Do not these passages from St. James and St. Augustine summarize, in a nutshell, why the Catholic Church has struggled to preserve the dignity of marriage in our culture? Is it not the case that in most marriage preparation programs couples who cohabitate are not required to repent from their sin before getting married in the Church? As such, they are neither trained in virtue for the sacrifices every marriage demands or prepared for eternity by repenting from the sin of pre-marital sex. This pastoral passivity speaks to the heart of the problem.
Go the Distance:
Before the 1960's, and especially in the first millennium, a common pastoral practice in the Catholic Church was that she required repentance from sin, especially serious sins, as a pre-condition for participating in the Sacraments. Also, throughout the centuries- leading up to the 1960's -if one was to enter the Church he or she had to believe everything Christ as taught by the Catholic Church. Picking and choosing was not an option.

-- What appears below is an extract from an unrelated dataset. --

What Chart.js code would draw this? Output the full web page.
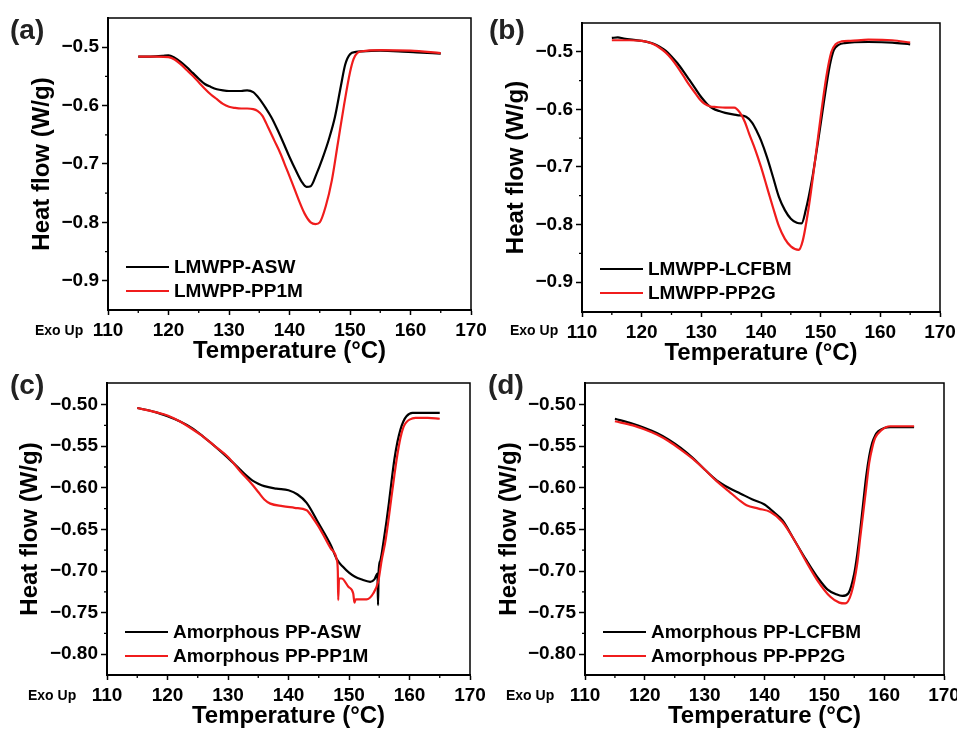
<!DOCTYPE html>
<html>
<head>
<meta charset="utf-8">
<script src="https://cdn.jsdelivr.net/npm/chart.js@4.4.1/dist/chart.umd.min.js"></script>
<style>
  body { margin: 0; background: #fff; overflow: hidden; }
  #wrap { position: relative; width: 957px; height: 731px; overflow: hidden; font-family: "Liberation Sans", Arial, sans-serif; }
  canvas { position: absolute; }
  .tag { position: absolute; font-weight: bold; font-size: 28px; line-height: 1; color: #222; }
  .exo { position: absolute; font-weight: bold; font-size: 14px; line-height: 1; color: #000; }
</style>
</head>
<body>
<div id="wrap">
  <canvas id="ca" width="495" height="370" style="left:0;top:0"></canvas>
  <canvas id="cb" width="500" height="370" style="left:478px;top:0"></canvas>
  <canvas id="cc" width="495" height="371" style="left:0;top:360px"></canvas>
  <canvas id="cd" width="500" height="371" style="left:478px;top:360px"></canvas>
  <div class="tag" style="left:10px;top:16px">(a)</div>
  <div class="tag" style="left:489px;top:16px">(b)</div>
  <div class="tag" style="left:10px;top:371px">(c)</div>
  <div class="tag" style="left:488px;top:371px">(d)</div>
  <div class="exo" style="left:35px;top:323px">Exo Up</div>
  <div class="exo" style="left:510px;top:323px">Exo Up</div>
  <div class="exo" style="left:28px;top:688px">Exo Up</div>
  <div class="exo" style="left:506px;top:688px">Exo Up</div>
</div>
<script>
// ---- data ----
const xTicks = [110, 120, 130, 140, 150, 160, 170];
const yTicksAB = [-0.9, -0.8, -0.7, -0.6, -0.5];
const yTicksCD = [-0.8, -0.75, -0.7, -0.65, -0.6, -0.55, -0.5];

// (a)
const aAswT = [115, 117, 119, 120, 121, 122, 123, 124, 125, 126, 127, 128, 129, 130, 131, 132, 133, 134, 135, 136, 137, 138, 139, 140, 141, 142, 142.8, 143.5, 144.5, 145.5, 146.5, 147.5, 148.5, 149.2, 150, 151, 152, 155, 158, 161, 165];
const aAswH = [-0.516, -0.516, -0.515, -0.514, -0.518, -0.525, -0.534, -0.544, -0.554, -0.563, -0.568, -0.572, -0.574, -0.575, -0.575, -0.575, -0.574, -0.577, -0.588, -0.603, -0.620, -0.641, -0.664, -0.688, -0.710, -0.730, -0.739, -0.738, -0.716, -0.689, -0.658, -0.620, -0.566, -0.530, -0.512, -0.508, -0.507, -0.506, -0.507, -0.509, -0.511];
const aPp1mT = [115, 118, 120, 121, 122, 123, 124, 125, 126, 127, 128, 129, 130, 131, 132, 133, 134, 134.7, 135.5, 136.5, 137.5, 138.5, 139.5, 140.5, 141.5, 142.5, 143.5, 144.3, 145, 146, 147, 148, 149, 150, 150.6, 151.2, 152, 155, 160, 165];
const aPp1mH = [-0.516, -0.516, -0.517, -0.521, -0.529, -0.539, -0.549, -0.560, -0.571, -0.581, -0.589, -0.597, -0.602, -0.604, -0.605, -0.605, -0.606, -0.609, -0.617, -0.638, -0.660, -0.682, -0.708, -0.734, -0.761, -0.785, -0.800, -0.803, -0.800, -0.772, -0.728, -0.664, -0.600, -0.543, -0.520, -0.510, -0.507, -0.505, -0.506, -0.510];

// (b)
const bLcfbmT = [115, 116, 117, 120, 122, 123, 124, 125, 126, 127, 128, 129, 130, 131, 132, 133, 134, 136, 137.5, 138.5, 139.3, 140, 141, 142, 143, 144, 145, 146, 146.8, 147.5, 148.5, 149.5, 150.5, 151.5, 152.2, 153, 154, 158, 162, 165];
const bLcfbmH = [-0.476, -0.475, -0.477, -0.481, -0.486, -0.491, -0.498, -0.508, -0.520, -0.534, -0.549, -0.564, -0.579, -0.591, -0.599, -0.603, -0.606, -0.610, -0.613, -0.623, -0.638, -0.654, -0.683, -0.717, -0.752, -0.775, -0.790, -0.797, -0.798, -0.775, -0.725, -0.660, -0.590, -0.525, -0.497, -0.488, -0.485, -0.483, -0.484, -0.487];
const bPp2gT = [115, 118, 120, 121, 122, 123, 124, 125, 126, 127, 128, 129, 129.7, 130.5, 131.5, 132.5, 134, 135.5, 136.5, 137.3, 138, 139, 140, 141, 142, 143, 144, 145, 146.3, 147, 148, 149, 150, 151, 151.8, 152.5, 153.5, 155, 158, 162, 165];
const bPp2gH = [-0.480, -0.480, -0.481, -0.483, -0.487, -0.493, -0.501, -0.512, -0.526, -0.542, -0.558, -0.572, -0.582, -0.590, -0.595, -0.596, -0.597, -0.597, -0.606, -0.622, -0.642, -0.669, -0.700, -0.735, -0.770, -0.803, -0.825, -0.838, -0.844, -0.828, -0.770, -0.694, -0.613, -0.540, -0.500, -0.487, -0.482, -0.481, -0.479, -0.480, -0.484];

// (c)
const cAswT = [115, 118, 120, 122, 124, 126, 128, 130, 132, 133, 134, 135, 136, 138, 140, 141.5, 143, 145, 147, 148, 149, 150, 151, 152, 153.5, 154.2, 154.7, 154.8, 154.9, 155.2, 155.7, 156.2, 156.6, 157, 157.5, 158, 158.5, 159, 159.5, 160.5, 162, 165];
const cAswH = [-0.504, -0.509, -0.514, -0.520, -0.528, -0.539, -0.551, -0.564, -0.578, -0.585, -0.591, -0.595, -0.598, -0.601, -0.603, -0.608, -0.618, -0.643, -0.669, -0.686, -0.695, -0.702, -0.707, -0.710, -0.713, -0.710, -0.703, -0.741, -0.700, -0.687, -0.665, -0.640, -0.618, -0.594, -0.566, -0.545, -0.530, -0.520, -0.514, -0.510, -0.510, -0.510];
const cPp1mT = [115, 118, 120, 122, 124, 126, 128, 130, 132, 134, 135, 136, 137, 139, 141, 143, 144, 145, 146, 147, 148, 148.15, 148.22, 148.35, 148.8, 149.9, 150.7, 150.9, 151.1, 152.9, 154, 154.85, 155.4, 156, 156.5, 157, 157.5, 158, 158.5, 159, 159.5, 160, 161, 163, 165];
const cPp1mH = [-0.504, -0.509, -0.513, -0.520, -0.529, -0.539, -0.551, -0.563, -0.580, -0.596, -0.605, -0.614, -0.619, -0.622, -0.624, -0.627, -0.636, -0.647, -0.660, -0.673, -0.687, -0.700, -0.735, -0.709, -0.709, -0.719, -0.727, -0.738, -0.734, -0.734, -0.727, -0.712, -0.687, -0.665, -0.640, -0.612, -0.585, -0.560, -0.540, -0.527, -0.521, -0.518, -0.516, -0.516, -0.517];

// (d)
const dLcfbmT = [115, 118, 120, 122, 124, 126, 128, 130, 132, 134, 136, 138, 140, 141.5, 143, 145, 147, 149, 150.5, 152, 153, 154, 155, 155.5, 156, 156.5, 157, 157.5, 158, 158.5, 159, 160, 161, 165];
const dLcfbmH = [-0.517, -0.523, -0.528, -0.534, -0.542, -0.552, -0.564, -0.578, -0.591, -0.600, -0.607, -0.614, -0.620, -0.629, -0.639, -0.663, -0.687, -0.709, -0.722, -0.728, -0.730, -0.727, -0.703, -0.680, -0.651, -0.618, -0.586, -0.562, -0.546, -0.537, -0.532, -0.528, -0.527, -0.527];
const dPp2gT = [115, 118, 120, 122, 124, 126, 128, 130, 132, 134, 136, 137, 139, 141, 143, 145, 147, 149, 151, 152.5, 153.5, 154.5, 155.5, 156, 156.5, 157, 157.5, 158, 158.5, 159.5, 161, 165];
const dPp2gH = [-0.520, -0.525, -0.530, -0.536, -0.544, -0.554, -0.565, -0.578, -0.592, -0.604, -0.616, -0.621, -0.625, -0.629, -0.641, -0.663, -0.689, -0.713, -0.731, -0.738, -0.739, -0.727, -0.691, -0.660, -0.630, -0.600, -0.570, -0.552, -0.540, -0.531, -0.526, -0.526];

const FONT = '"Liberation Sans", Arial, sans-serif';
const RED = '#f01c1c';

const pts = (xs, ys) => xs.map((x, i) => ({ x: x, y: ys[i] }));

// frame on top/right, minor ticks and an inside legend
const framePlugin = {
  id: 'frame',
  afterDraw(chart) {
    const { ctx, chartArea: a, scales } = chart;
    ctx.save();
    ctx.strokeStyle = '#000';
    ctx.lineWidth = 1.5;
    ctx.beginPath();
    ctx.moveTo(a.left, a.top);
    ctx.lineTo(a.right, a.top);
    ctx.lineTo(a.right, a.bottom);
    ctx.stroke();

    // minor ticks halfway between the major ones
    ctx.lineWidth = 1.3;
    ctx.beginPath();
    ['x', 'y'].forEach(k => {
      const s = scales[k];
      const t = s.ticks.map(o => o.value);
      for (let i = 0; i < t.length - 1; i++) {
        const p = s.getPixelForValue((t[i] + t[i + 1]) / 2);
        if (k === 'x') { ctx.moveTo(p, a.bottom); ctx.lineTo(p, a.bottom + 3); }
        else { ctx.moveTo(a.left, p); ctx.lineTo(a.left - 3, p); }
      }
    });
    ctx.stroke();

    // legend
    ctx.font = 'bold 19px ' + FONT;
    ctx.textBaseline = 'middle';
    ctx.textAlign = 'left';
    chart.data.datasets.forEach((ds, i) => {
      const y = a.bottom - 43 + 24 * i;
      ctx.strokeStyle = ds.borderColor;
      ctx.lineWidth = 2.2;
      ctx.beginPath();
      ctx.moveTo(a.left + 18, y);
      ctx.lineTo(a.left + 61, y);
      ctx.stroke();
      ctx.fillStyle = '#000';
      ctx.fillText(ds.label, a.left + 66, y + 1);
    });
    ctx.restore();
  }
};

function panel(id, p) {
  return new Chart(document.getElementById(id), {
    type: 'line',
    data: {
      datasets: [
        { label: p.names[0], data: pts(p.s1[0], p.s1[1]), borderColor: '#000', order: 1 },
        { label: p.names[1], data: pts(p.s2[0], p.s2[1]), borderColor: RED, order: 0 }
      ]
    },
    options: {
      responsive: false,
      animation: false,
      devicePixelRatio: 1,
      layout: { padding: { top: p.padTop, right: p.padRight, left: 0, bottom: 0 } },
      elements: {
        point: { radius: 0 },
        line: { borderWidth: 2.2, cubicInterpolationMode: 'monotone', fill: false }
      },
      plugins: { legend: { display: false }, tooltip: { enabled: false } },
      scales: {
        x: {
          type: 'linear',
          min: 110,
          max: 170,
          afterBuildTicks: s => { s.ticks = xTicks.map(v => ({ value: v })); },
          afterFit: s => { s.height = p.xH; },
          border: { color: '#000', width: 2 },
          grid: { drawOnChartArea: false, drawTicks: true, tickLength: 5, tickColor: '#000', tickWidth: 1.5 },
          ticks: { color: '#000', font: { family: FONT, size: 19, weight: 'bold' }, padding: 4, maxRotation: 0 },
          title: { display: true, text: 'Temperature (\u00b0C)', color: '#000',
                   font: { family: FONT, size: 24, weight: 'bold', lineHeight: 1 },
                   padding: { top: 0, bottom: p.xTitlePad } }
        },
        y: {
          type: 'linear',
          min: p.ymin,
          max: p.ymax,
          afterBuildTicks: s => { s.ticks = p.yTicks.map(v => ({ value: v })); },
          afterFit: s => { s.width = p.yW; },
          border: { color: '#000', width: 2 },
          grid: { drawOnChartArea: false, drawTicks: true, tickLength: 6, tickColor: '#000', tickWidth: 1.5 },
          ticks: { color: '#000', font: { family: FONT, size: 19, weight: 'bold' }, padding: 3,
                   callback: v => v.toFixed(p.dec).replace('-', '\u2212') },
          title: { display: true, text: 'Heat flow (W/g)', color: '#000',
                   font: { family: FONT, size: 24, weight: 'bold', lineHeight: 1 },
                   padding: { top: p.yTitlePad, bottom: 0 } }
        }
      }
    },
    plugins: [framePlugin]
  });
}

panel('ca', { names: ['LMWPP-ASW', 'LMWPP-PP1M'], s1: [aAswT, aAswH], s2: [aPp1mT, aPp1mH],
  padTop: 18, padRight: 24, yW: 108, xH: 60, yTitlePad: 30, xTitlePad: 6.5,
  ymin: -0.95, ymax: -0.45, yTicks: yTicksAB, dec: 1 });
panel('cb', { names: ['LMWPP-LCFBM', 'LMWPP-PP2G'], s1: [bLcfbmT, bLcfbmH], s2: [bPp2gT, bPp2gH],
  padTop: 23, padRight: 38, yW: 104, xH: 58, yTitlePad: 26.5, xTitlePad: 4.5,
  ymin: -0.952, ymax: -0.45, yTicks: yTicksAB, dec: 1 });
panel('cc', { names: ['Amorphous PP-ASW', 'Amorphous PP-PP1M'], s1: [cAswT, cAswH], s2: [cPp1mT, cPp1mH],
  padTop: 23, padRight: 25, yW: 107, xH: 56, yTitlePad: 18, xTitlePad: 2.5,
  ymin: -0.825, ymax: -0.474, yTicks: yTicksCD, dec: 2 });
panel('cd', { names: ['Amorphous PP-LCFBM', 'Amorphous PP-PP2G'], s1: [dLcfbmT, dLcfbmH], s2: [dPp2gT, dPp2gH],
  padTop: 23, padRight: 34, yW: 107, xH: 56, yTitlePad: 19.5, xTitlePad: 2.5,
  ymin: -0.825, ymax: -0.474, yTicks: yTicksCD, dec: 2 });
</script>
</body>
</html>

It is encouraging to note that Archbishop Nienstedt of Minneapolis is attempting to dust off those ancient pastoral practices of the Church. He said, "I believe if you are going to be Catholic, that you have to be 100% Catholic…That you stand by the Church, you believe what the Church believes and you pass that on to your sons and daughters and your grandsons and granddaughters."
Don't Receive Them:
"Anyone who is so 'progressive' as not to remain in the teaching of the Christ does not have God; whoever remains in the teaching has the Father and the Son. If anyone comes to you and does not bring this doctrine, do not receive him in your house or even greet him; for whoever greets him shares in his evil works." (II John 9-11)

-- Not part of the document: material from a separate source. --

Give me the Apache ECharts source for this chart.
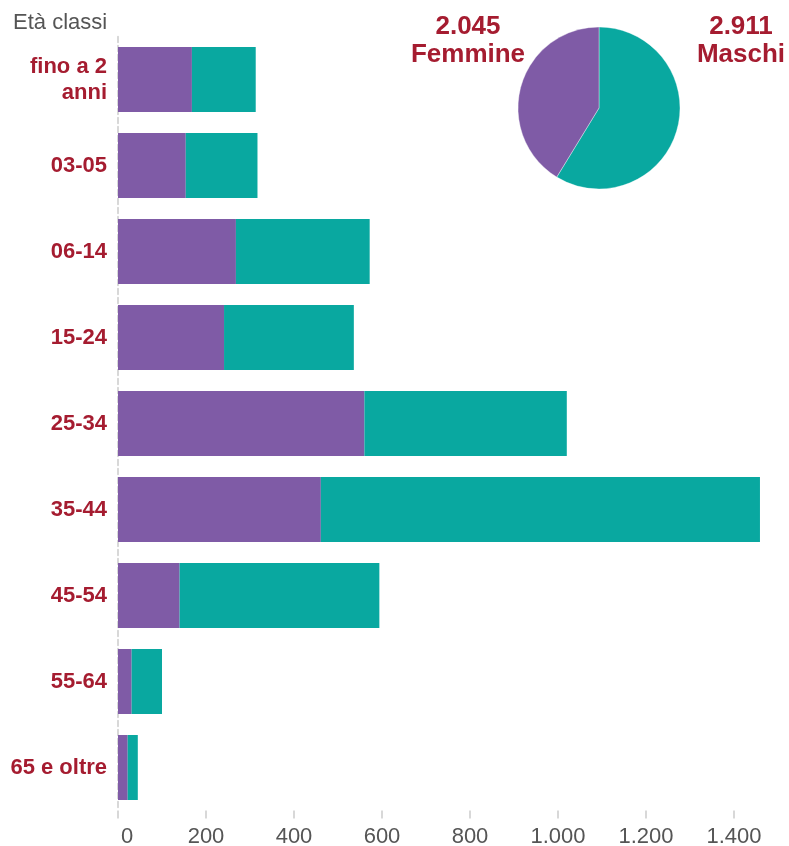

"Do not receive him in your house." In the first-century when St. John the Evangelist wrote these words the Church was eager- like we are today -to welcome as many people as possible into the fold. However, if a person or a couple was not willing to "remain in the teaching of the Christ" they were not to be received in to the house; that is, the House of God. Submitting both their minds and will to the Gospel was an absolute. A failure to do so would merit exclusion. As such, the Church's mission to prepare souls for eternity was more firmly established.
To repeat, this principle was universally observed in the Catholic Church prior to the mid-twentieth century. In the early Church especially, a candidate wishing to become a member of the Mystical Body of Christ or a couple wishing to get their marriage blessed by the Church, had to believe the whole corpus of Christ's teachings. About the year 150 A.D., St. Justin Martyr wrote The Apology. In it he makes reference to the high standard required of one who wished to receive the Eucharist. He said, "We call this food the Eucharist; and no one else is permitted to partake of it, except one who believes our teaching to be true…and is thereby living as Christ enjoined."
Early Christians and Councils:
To live as Christ enjoined was proven by repentance and a virtuous life. The holy jealousy of the Bishops regarding the integrity of the Church, and the salvation of souls committed to their care, was given more clarity and detail at the Council of Nicea. Canon twelve reads as follows: "Those who by fear and tears and patience and good works prove that their conversion is real and not simulated, when they have completed the prescribed time among the hearers, may fittingly participate in the prayers after which it is at the discretion of the bishop to treat them with an even greater kindness."
Finally, we come to a writing from the same period which specifically addresses fornication, marriage and being admitted to the Sacraments. The Council of Elvira, a meeting of bishops in Spain, decreed that, "If it is determined that youths who have fornicated after having been baptized may, when they have done legitimate penance and when they have been married, be admitted to communion." (around 300 A.D.) Here, repentance from fornication and then entering into the lawful union of marriage (if the couple chose to get married) was the condition from which these "youths" could be admitted to communion.
Logic of High Standards:
The best way the Fathers of the Church knew how to ensure the salvation of souls on the one hand, and the holiness of the Church on the other, was to make total fidelity to Christ the premier condition upon which he or she could enter the Church or remain in communion with her. By doing this, the Mystical Body of Christ was not only a showcase for individual virtues but it was also an assembly of married couples who were a living testimony of Christ's love for His Church. This is what made marriage so attractive in centuries past. Undoubtedly, it is what gives meaning and splendor to the sacrifices required for a happy, life-long marriage.
Those pastoral practices which served to make marriage esteemed by society as the holiest of unions in the past will once again reveal marriage as being superior to cohabitation and same-sex unions in our day.